◆ **What this task involves**:
Return the listing below verbatim. Pictures do not belong in the copy.

▽

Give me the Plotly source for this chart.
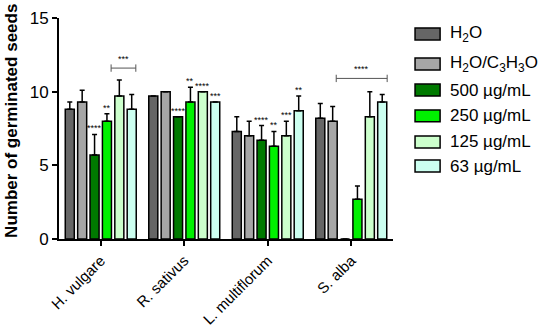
import plotly.graph_objects as go

categories = ["H. vulgare", "R. sativus", "L. multiflorum", "S. alba"]
series_names = ["H<sub>2</sub>O", "H<sub>2</sub>O/C<sub>3</sub>H<sub>3</sub>O",
                "500 µg/mL", "250 µg/mL", "125 µg/mL", "63 µg/mL"]
y_title = "Number of germinated seeds"
h2o = [8.8, 9.7, 7.3, 8.2]
h2o_err = [0.5, 0.0, 1.0, 1.0]
h2o_c3 = [9.3, 10.0, 7.0, 8.0]
h2o_c3_err = [0.8, 0.0, 1.0, 1.0]
c500 = [5.7, 8.3, 6.7, 0.0]
c500_err = [1.4, 0.0, 1.0, 0.0]
c250 = [8.0, 9.3, 6.3, 2.7]
c250_err = [0.5, 1.0, 1.0, 0.9]
c125 = [9.7, 10.0, 7.0, 8.3]
c125_err = [1.1, 0.0, 1.0, 1.7]
c63 = [8.8, 9.3, 8.7, 9.3]
c63_err = [1.0, 0.0, 1.0, 0.5]

values = [h2o, h2o_c3, c500, c250, c125, c63]
errors = [h2o_err, h2o_c3_err, c500_err, c250_err, c125_err, c63_err]
colors = ["#666666", "#a6a6a6", "#007a00", "#00f000", "#ccffcc", "#ccfff0"]

# significance labels: (category index, series index, text)
stars = [(0, 2, "****"), (0, 3, "**"),
         (1, 2, "****"), (1, 3, "**"), (1, 4, "****"), (1, 5, "***"),
         (2, 2, "****"), (2, 3, "**"), (2, 4, "***"), (2, 5, "**")]
# brackets: (category index, start offset, end offset, y value, text)
brackets = [(0, 0.124, 0.42, 11.6, "***"), (3, -0.18, 0.43, 10.9, "****")]

bargap = 0.11
nser = len(values)
slot = (1 - bargap) / nser

fig = go.Figure()
for i in range(nser):
    fig.add_trace(go.Bar(
        x=list(range(len(categories))), y=values[i], name=series_names[i],
        marker=dict(color=colors[i], line=dict(color="black", width=1.5)),
        error_y=dict(type="data", symmetric=False, array=errors[i],
                     arrayminus=[0] * len(errors[i]),
                     color="black", thickness=1.5, width=2.5,
                     visible=True),
        showlegend=False,
    ))

annotations = []
shapes = []
for ci, si, txt in stars:
    xpos = ci + (si - (nser - 1) / 2) * slot
    ypos = values[si][ci] + errors[si][ci]
    annotations.append(dict(x=xpos, y=ypos, text=txt, showarrow=False,
                            yanchor="bottom", yshift=-1,
                            font=dict(size=9, color="black", family="Liberation Sans")))
for ci, a, b, yv, txt in brackets:
    shapes.append(dict(type="line", xref="x", yref="y", x0=ci + a, x1=ci + b,
                       y0=yv, y1=yv, line=dict(color="#555555", width=1)))
    for xe in (ci + a, ci + b):
        shapes.append(dict(type="line", xref="x", yref="y", x0=xe, x1=xe,
                           y0=yv - 0.25, y1=yv + 0.25, line=dict(color="#555555", width=1)))
    annotations.append(dict(x=ci + (a + b) / 2, y=yv, text=txt, showarrow=False,
                            yanchor="bottom", yshift=2,
                            font=dict(size=9, color="black", family="Liberation Sans")))

# manual legend
leg_y = [0.928, 0.792, 0.674, 0.557, 0.439, 0.330]
for i in range(nser):
    shapes.append(dict(type="rect", xref="paper", yref="paper",
                       x0=1.066, x1=1.141, y0=leg_y[i] - 0.027, y1=leg_y[i] + 0.027,
                       fillcolor=colors[i], line=dict(color="black", width=1.5)))
    annotations.append(dict(xref="paper", yref="paper", x=1.168, y=leg_y[i],
                            text=series_names[i], showarrow=False,
                            xanchor="left", yanchor="middle", borderpad=0,
                            font=dict(size=17, color="black", family="Liberation Sans")))

# y-axis title as rotated annotation
annotations.append(dict(xref="paper", yref="paper", x=-0.141, y=0.534,
                        text="<b>" + y_title + "</b>", showarrow=False, textangle=-90,
                        xanchor="center", yanchor="middle",
                        font=dict(size=17, color="black", family="Liberation Sans")))

fig.update_layout(
    width=550, height=330,
    margin=dict(l=59, r=157, t=18, b=91, autoexpand=False),
    paper_bgcolor="white", plot_bgcolor="white",
    barmode="group", bargap=bargap, bargroupgap=0.27,
    font=dict(family="Liberation Sans", color="black"),
    annotations=annotations, shapes=shapes,
    xaxis=dict(tickmode="array", tickvals=list(range(len(categories))),
               ticktext=categories, range=[-0.5, len(categories) - 0.5],
               tickangle=-45, tickfont=dict(size=15, color="black"),
               ticklabeloverflow="allow",
               showline=True, linecolor="black", linewidth=2,
               ticks="outside", ticklen=5, tickwidth=2, tickcolor="black",
               showgrid=False, zeroline=False, automargin=False),
    yaxis=dict(range=[0, 15], tickvals=[0, 5, 10, 15],
               tickfont=dict(size=17, color="black", family="Liberation Sans"),
               showline=True, linecolor="black", linewidth=2,
               ticks="outside", ticklen=5, tickwidth=2, tickcolor="black",
               showgrid=False, zeroline=False, automargin=False,
               tickprefix="<b>", ticksuffix="</b>"),
)

fig.write_html("out.html", config={"displayModeBar": False},
               post_script="document.body.style.margin='0';document.body.style.overflow='hidden';")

△

◆ **Exercise answer**:
Give me the Plotly source for this chart.
import plotly.graph_objects as go

categories = ["H. vulgare", "R. sativus", "L. multiflorum", "S. alba"]
series_names = ["H<sub>2</sub>O", "H<sub>2</sub>O/C<sub>3</sub>H<sub>3</sub>O",
                "500 µg/mL", "250 µg/mL", "125 µg/mL", "63 µg/mL"]
y_title = "Number of germinated seeds"
h2o = [8.8, 9.7, 7.3, 8.2]
h2o_err = [0.5, 0.0, 1.0, 1.0]
h2o_c3 = [9.3, 10.0, 7.0, 8.0]
h2o_c3_err = [0.8, 0.0, 1.0, 1.0]
c500 = [5.7, 8.3, 6.7, 0.0]
c500_err = [1.4, 0.0, 1.0, 0.0]
c250 = [8.0, 9.3, 6.3, 2.7]
c250_err = [0.5, 1.0, 1.0, 0.9]
c125 = [9.7, 10.0, 7.0, 8.3]
c125_err = [1.1, 0.0, 1.0, 1.7]
c63 = [8.8, 9.3, 8.7, 9.3]
c63_err = [1.0, 0.0, 1.0, 0.5]

values = [h2o, h2o_c3, c500, c250, c125, c63]
errors = [h2o_err, h2o_c3_err, c500_err, c250_err, c125_err, c63_err]
colors = ["#666666", "#a6a6a6", "#007a00", "#00f000", "#ccffcc", "#ccfff0"]

# significance labels: (category index, series index, text)
stars = [(0, 2, "****"), (0, 3, "**"),
         (1, 2, "****"), (1, 3, "**"), (1, 4, "****"), (1, 5, "***"),
         (2, 2, "****"), (2, 3, "**"), (2, 4, "***"), (2, 5, "**")]
# brackets: (category index, start offset, end offset, y value, text)
brackets = [(0, 0.124, 0.42, 11.6, "***"), (3, -0.18, 0.43, 10.9, "****")]

bargap = 0.11
nser = len(values)
slot = (1 - bargap) / nser

fig = go.Figure()
for i in range(nser):
    fig.add_trace(go.Bar(
        x=list(range(len(categories))), y=values[i], name=series_names[i],
        marker=dict(color=colors[i], line=dict(color="black", width=1.5)),
        error_y=dict(type="data", symmetric=False, array=errors[i],
                     arrayminus=[0] * len(errors[i]),
                     color="black", thickness=1.5, width=2.5,
                     visible=True),
        showlegend=False,
    ))

annotations = []
shapes = []
for ci, si, txt in stars:
    xpos = ci + (si - (nser - 1) / 2) * slot
    ypos = values[si][ci] + errors[si][ci]
    annotations.append(dict(x=xpos, y=ypos, text=txt, showarrow=False,
                            yanchor="bottom", yshift=-1,
                            font=dict(size=9, color="black", family="Liberation Sans")))
for ci, a, b, yv, txt in brackets:
    shapes.append(dict(type="line", xref="x", yref="y", x0=ci + a, x1=ci + b,
                       y0=yv, y1=yv, line=dict(color="#555555", width=1)))
    for xe in (ci + a, ci + b):
        shapes.append(dict(type="line", xref="x", yref="y", x0=xe, x1=xe,
                           y0=yv - 0.25, y1=yv + 0.25, line=dict(color="#555555", width=1)))
    annotations.append(dict(x=ci + (a + b) / 2, y=yv, text=txt, showarrow=False,
                            yanchor="bottom", yshift=2,
                            font=dict(size=9, color="black", family="Liberation Sans")))

# manual legend
leg_y = [0.928, 0.792, 0.674, 0.557, 0.439, 0.330]
for i in range(nser):
    shapes.append(dict(type="rect", xref="paper", yref="paper",
                       x0=1.066, x1=1.141, y0=leg_y[i] - 0.027, y1=leg_y[i] + 0.027,
                       fillcolor=colors[i], line=dict(color="black", width=1.5)))
    annotations.append(dict(xref="paper", yref="paper", x=1.168, y=leg_y[i],
                            text=series_names[i], showarrow=False,
                            xanchor="left", yanchor="middle", borderpad=0,
                            font=dict(size=17, color="black", family="Liberation Sans")))

# y-axis title as rotated annotation
annotations.append(dict(xref="paper", yref="paper", x=-0.141, y=0.534,
                        text="<b>" + y_title + "</b>", showarrow=False, textangle=-90,
                        xanchor="center", yanchor="middle",
                        font=dict(size=17, color="black", family="Liberation Sans")))

fig.update_layout(
    width=550, height=330,
    margin=dict(l=59, r=157, t=18, b=91, autoexpand=False),
    paper_bgcolor="white", plot_bgcolor="white",
    barmode="group", bargap=bargap, bargroupgap=0.27,
    font=dict(family="Liberation Sans", color="black"),
    annotations=annotations, shapes=shapes,
    xaxis=dict(tickmode="array", tickvals=list(range(len(categories))),
               ticktext=categories, range=[-0.5, len(categories) - 0.5],
               tickangle=-45, tickfont=dict(size=15, color="black"),
               ticklabeloverflow="allow",
               showline=True, linecolor="black", linewidth=2,
               ticks="outside", ticklen=5, tickwidth=2, tickcolor="black",
               showgrid=False, zeroline=False, automargin=False),
    yaxis=dict(range=[0, 15], tickvals=[0, 5, 10, 15],
               tickfont=dict(size=17, color="black", family="Liberation Sans"),
               showline=True, linecolor="black", linewidth=2,
               ticks="outside", ticklen=5, tickwidth=2, tickcolor="black",
               showgrid=False, zeroline=False, automargin=False,
               tickprefix="<b>", ticksuffix="</b>"),
)

fig.write_html("out.html", config={"displayModeBar": False},
               post_script="document.body.style.margin='0';document.body.style.overflow='hidden';")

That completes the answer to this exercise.